There is a further descent into the grosser form of space and time. Science can reach only up to this level, up to space-time, and not beyond. There is no Virat, Hiranyagarbha, Ishvara and Brahman for scientists. Actually, there is no God either, because the question of God, or the Supreme Being, does not arise as long as we are confined to seeing things through space and time, as space and time. All science— physics and chemistry—is spatio-temporal and limited only to that point, and not before or after. The highest reaches of science, therefore, end in space-time. Here we go hand in hand with our scientist brothers, who tell us that the whole world is nothing but space-time.

What is space-time? It is a total forgetfulness of the Universal Consciousness, an entering into an emptiness, as it were, which is really not an emptiness. We look at space as if it is a nothing, while it is everything, because it is based on a reality of which it is the appearance. Space-time, or space and time, as we would like to call them, become the forces of which everything is made.

Today, science tells us that everything is force, not a thing or a substance. There is only energy in the cosmos. There is electrical energy, electromagnetic force, pervading the whole physical universe; and even space-time is nothing but electromagnetic force, envisaged by the human senses as a fivefold object of hearing, seeing, touching, tasting and smelling.
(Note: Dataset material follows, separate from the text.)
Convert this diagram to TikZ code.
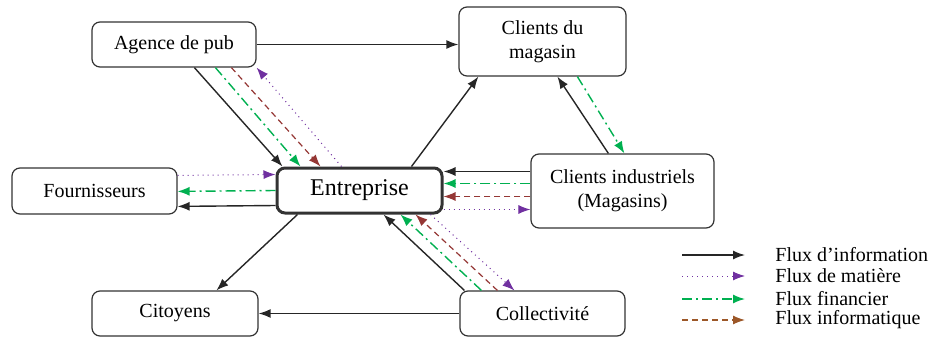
\documentclass[tikz,border=0pt]{standalone}
\usepackage{fontspec}
\setmainfont{Liberation Serif}
\usetikzlibrary{arrows.meta, positioning, calc}
\definecolor{matpurple}{RGB}{112, 48, 160}
\definecolor{fingreen}{RGB}{0, 176, 80}
\definecolor{infored}{RGB}{149, 55, 53}
\definecolor{legbrown}{RGB}{156, 87, 40}

\tikzset{
  box/.style={draw=black!80, line width=0.6pt, rounded corners=4pt, align=center,
    font=\fontsize{10}{12}\selectfont},
  tip/.style={-{Latex[length=6pt, width=4.5pt]}},
  info/.style={tip, line width=0.7pt, black!85},
  matiere/.style={tip, line width=0.5pt, matpurple, dotted},
  finance/.style={tip, line width=0.7pt, fingreen, dash pattern=on 5pt off 2pt on 1pt off 2pt},
  informa/.style={tip, line width=0.6pt, infored, dash pattern=on 3pt off 2pt},
  legtext/.style={anchor=west, inner sep=0pt, font=\fontsize{10}{12}\selectfont}
}

\begin{document}
\begin{tikzpicture}[x=0.5pt, y=-0.5pt]
  \useasboundingbox (0, 0) rectangle (928, 338);

  % boxes
  \node[box, minimum width=82pt, minimum height=22.5pt] (agence) at (174, 44.5) {Agence de pub};
  \node[box, minimum width=83.5pt, minimum height=34.5pt] (magasin) at (542.5, 41.5) {Clients du\\magasin};
  \node[box, minimum width=82.5pt, minimum height=23pt] (fourn) at (94.5, 191) {Fournisseurs};
  \node[box, line width=1.5pt, minimum width=82.5pt, minimum height=22.5pt,
    font=\fontsize{12}{14}\selectfont] (entr) at (359.5, 190.5) {Entreprise};
  \node[box, minimum width=91.5pt, minimum height=37pt] (indus) at (622.5, 191) {Clients industriels\\(Magasins)};
  \node[box, minimum width=83pt, minimum height=22.5pt] (citoyens) at (175, 313.5) {Citoyens};
  \node[box, minimum width=82.5pt, minimum height=22.5pt] (collec) at (542.5, 313.5) {Collectivité};

  % agence de pub
  \draw[info] (agence.east) -- (agence.east -| magasin.west);
  \draw[info] ($(agence.south west)+(103, 0)$) -- ($(entr.north west)+(7, 0)$);
  \draw[finance] ($(agence.south west)+(124, 0)$) -- ($(entr.north west)+(25, 0)$);
  \draw[informa] ($(agence.south west)+(140, 0)$) -- ($(entr.north west)+(45, 0)$);
  \draw[matiere] ($(entr.north west)+(66, 0)$) -- (agence.south east);

  % fournisseurs
  \draw[matiere] ($(fourn.north east)+(0, 8)$) -- ($(entr.north west)+(0, 8)$);
  \draw[finance] ($(entr.north west)+(0, 24)$) -- ($(fourn.north east)+(0, 24)$);
  \draw[info] ($(entr.north west)+(0, 39)$) -- ($(fourn.north east)+(0, 39)$);

  % citoyens, clients du magasin
  \draw[info] ($(entr.south west)+(22, 0)$) -- ($(citoyens.north west)+(125, 0)$);
  \draw[info] ($(entr.north west)+(136, 0)$) -- ($(magasin.south west)+(20, 0)$);
  \draw[info] ($(indus.north west)+(78, 0)$) -- ($(magasin.south west)+(99, 0)$);
  \draw[finance] ($(magasin.south west)+(119, 0)$) -- ($(indus.north west)+(94, 0)$);

  % clients industriels
  \coordinate (e1) at ($(entr.north east)+(0, 5)$);
  \coordinate (e2) at ($(entr.north east)+(0, 17)$);
  \coordinate (e3) at ($(entr.north east)+(0, 30)$);
  \coordinate (e4) at ($(entr.north east)+(0, 43)$);
  \draw[info] (e1 -| indus.west) -- (e1);
  \draw[finance] (e2 -| indus.west) -- (e2);
  \draw[informa] (e3 -| indus.west) -- (e3);
  \draw[matiere] (e4) -- (e4 -| indus.west);

  % collectivite
  \draw[info] ($(collec.north west)+(5, 0)$) -- ($(entr.south west)+(108, 0)$);
  \draw[finance] ($(collec.north west)+(22, 0)$) -- ($(entr.south west)+(125, 0)$);
  \draw[informa] ($(collec.north west)+(38, 0)$) -- ($(entr.south west)+(140, 0)$);
  \draw[matiere] ($(entr.south west)+(155, 0)$) -- ($(collec.north west)+(55, 0)$);
  \draw[info] (collec.west) -- (citoyens.east);

  % legend
  \node[legtext] (lginfo) at (775, 255) {Flux d’information};
  \node[legtext] (lgmat) at (775, 276) {Flux de matière};
  \node[legtext] (lgfin) at (775, 299) {Flux financier};
  \node[legtext] (lginf) at (775, 320) {Flux informatique};
  \draw[info] ($(lginfo.west)+(-93, 0)$) -- ($(lginfo.west)+(-30, 0)$);
  \draw[matiere] ($(lgmat.west)+(-93, 0)$) -- ($(lgmat.west)+(-30, 0)$);
  \draw[finance] ($(lgfin.west)+(-93, 0)$) -- ($(lgfin.west)+(-30, 0)$);
  \draw[informa, legbrown] ($(lginf.west)+(-93, 0)$) -- ($(lginf.west)+(-30, 0)$);
\end{tikzpicture}
\end{document}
The world is known by us in these five ways: hearing, touching, seeing, tasting and smelling. Minus hearing, touching, seeing, tasting and smelling, there is no world; so, the world is a world of sensations. We do not know whether the world is there or not, independent of these sensations. If we are deprived of these sensations, we cannot know whether anything is at all. These sensations, or the originals, objectively, of these sensations, are called tanmatras in Sanskrit—shabda, sparsa, rupa, rasa and gandha—which become hard, concretised, objectivised, as the physical world of earth, water, fire, air and ether. And, we are in a physical world.